Li, Qilong, Kong, Hui, Li, Peng, Shao, Jiahui, He, Yiliang
Journal of hazardous materials 2019 v.373 pp. 437-446
amoxicillin, aqueous solutions, carbon dioxide, commercialization, durability, inorganic ions, iron oxides, magnetic separation, magnetism, oxidation, photocatalysis, photocatalysts, photolysis, remediation, wastewater treatment
The photo-Fenton process is one of the most important advanced oxidation technologies in environmental remediation. However, the poor recovery of catalysts from treated water impedes the commercialization of this process. Herein, we propose a novel approach for the preparation of TiO2-graphene oxide (GO)-Fe3O4 with high photo-Fenton catalytic performance and capability of magnetic recovery.

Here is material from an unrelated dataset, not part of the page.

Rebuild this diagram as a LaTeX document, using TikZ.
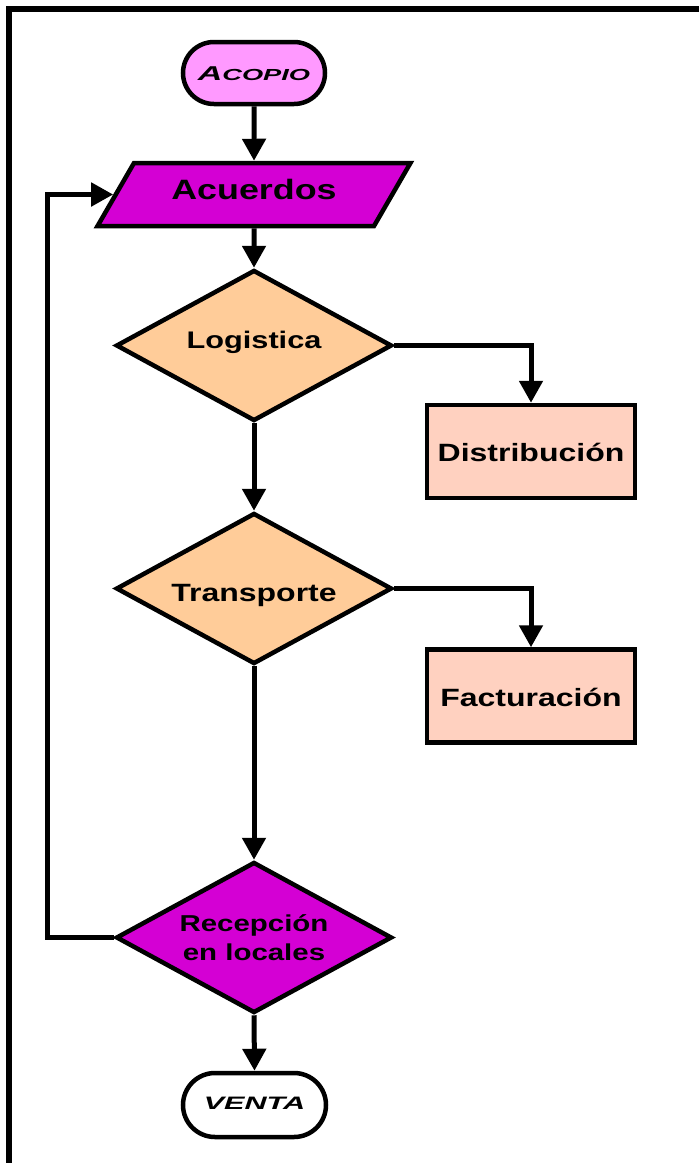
\documentclass[tikz,border=0pt]{standalone}
\usepackage{fontspec}
\setmainfont{Liberation Sans}[FakeStretch=1.28]
\newfontfamily\widefont{Liberation Sans}[FakeStretch=1.7]
\usetikzlibrary{shapes.geometric,shapes.misc,arrows.meta}

\definecolor{lightpink}{HTML}{FF99FF}
\definecolor{deepmagenta}{HTML}{D400D4}
\definecolor{peach}{HTML}{FFCC99}
\definecolor{salmon}{HTML}{FFD1C0}

\tikzset{
  base/.style={draw=black, line width=4.5pt, inner sep=0pt, text=black},
  terminal/.style={base, rounded rectangle, minimum width=142pt, minimum height=62pt},
  iobox/.style={base, trapezium, trapezium left angle=51, trapezium right angle=129,
    trapezium stretches=true, minimum width=313pt, minimum height=63pt, fill=deepmagenta},
  decision/.style={base, diamond, aspect=1.83, minimum width=276pt, minimum height=151pt},
  process/.style={base, rectangle, minimum width=208pt, minimum height=93pt, fill=salmon},
  flow/.style={line width=5pt, -{Triangle[length=22pt,width=23pt]}},
  frame/.style={line width=6pt}
}

\begin{document}
\begin{tikzpicture}[x=1pt,y=-1pt]
  \useasboundingbox (0,0) rectangle (699,1163);

  % outer frame (top and left edges)
  \draw[frame] (9,1163) -- (9,9) -- (699,9);

  % nodes
  \node[terminal, fill=lightpink, text height=14.3pt, text depth=0pt]
    (acopio) at (254,73) {\widefont\bfseries\itshape\fontsize{20}{23}\selectfont A\fontsize{16}{19}\selectfont COPIO};
  \node[iobox, font=\bfseries\fontsize{28}{32}\selectfont, text height=20pt, text depth=11pt]
    (acu) at (254,194.5) {Acuerdos};
  \node[decision, fill=peach, font=\bfseries\fontsize{24}{28}\selectfont, text height=17.2pt, text depth=12pt]
    (log) at (254,345.5) {Logistica};
  \node[process, font=\bfseries\fontsize{25}{29}\selectfont, text height=19.9pt, text depth=0pt]
    (dist) at (531,451.5) {Distribución};
  \node[decision, fill=peach, font=\bfseries\fontsize{25}{29}\selectfont, text height=25.3pt, text depth=0pt]
    (trans) at (254,588.5) {Transporte};
  \node[process, font=\bfseries\fontsize{25}{29}\selectfont, text height=21.9pt, text depth=0pt]
    (fact) at (531,696) {Facturación};
  \node[decision, fill=deepmagenta, align=center, font=\bfseries\fontsize{23}{29}\selectfont]
    (rec) at (254,937.5) {Recepción\\en locales};
  \node[terminal, fill=white, minimum width=143pt, minimum height=64pt, text height=12.9pt, text depth=4pt]
    (venta) at (254.5,1105) {\widefont\bfseries\itshape\fontsize{18}{21}\selectfont VENTA};

  % return line column
  \coordinate (loop) at (47,0);

  % connectors
  \draw[flow] (acopio.south) -- (acu.north);
  \draw[flow] (acu.south) -- (log.north);
  \draw[flow] (log.east) -| (dist.north);
  \draw[flow] (log.south) -- (trans.north);
  \draw[flow] (trans.east) -| (fact.north);
  \draw[flow] (trans.south) -- (rec.north);
  \draw[flow] (rec.south) -- (venta.north);
  \draw[flow] (rec.west) -- (rec.west -| loop) |- (acu.west);
\end{tikzpicture}
\end{document}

To realize the recovery of the catalysts, the combination of a submerged magnetic separation membrane photocatalytic reactor (SMSMPR) and TiO2-GO-Fe3O4 was applied to degrade the refractory antibiotic organic compounds in aqueous solution. The results indicate that GO can induce better cycle and catalytic performance of the catalysts. Fe3O4 can not only enhance the heterogeneous Fenton degradation of organic compounds but also provide magnetism of the photocatalyst for magnetic separation from treated water. As a result, the TiO2-GO-Fe3O4 composite in the SMSMPR exhibits excellent photo-Fenton catalytic performance and stability for amoxicillin (AMX) degradation. Both backwashing treatment and magnetic separation in the SMSMPR could enhance the photo-Fenton catalytic activity, durability, and separation properties, promoting practical application of this approach for wastewater treatment. Two possible pathways for AMX photodegradation in the SMSMPR were analyzed by means of a Q-TOF LC/MS system, with most of the intermediates finally mineralized to CO2, water and inorganic ions.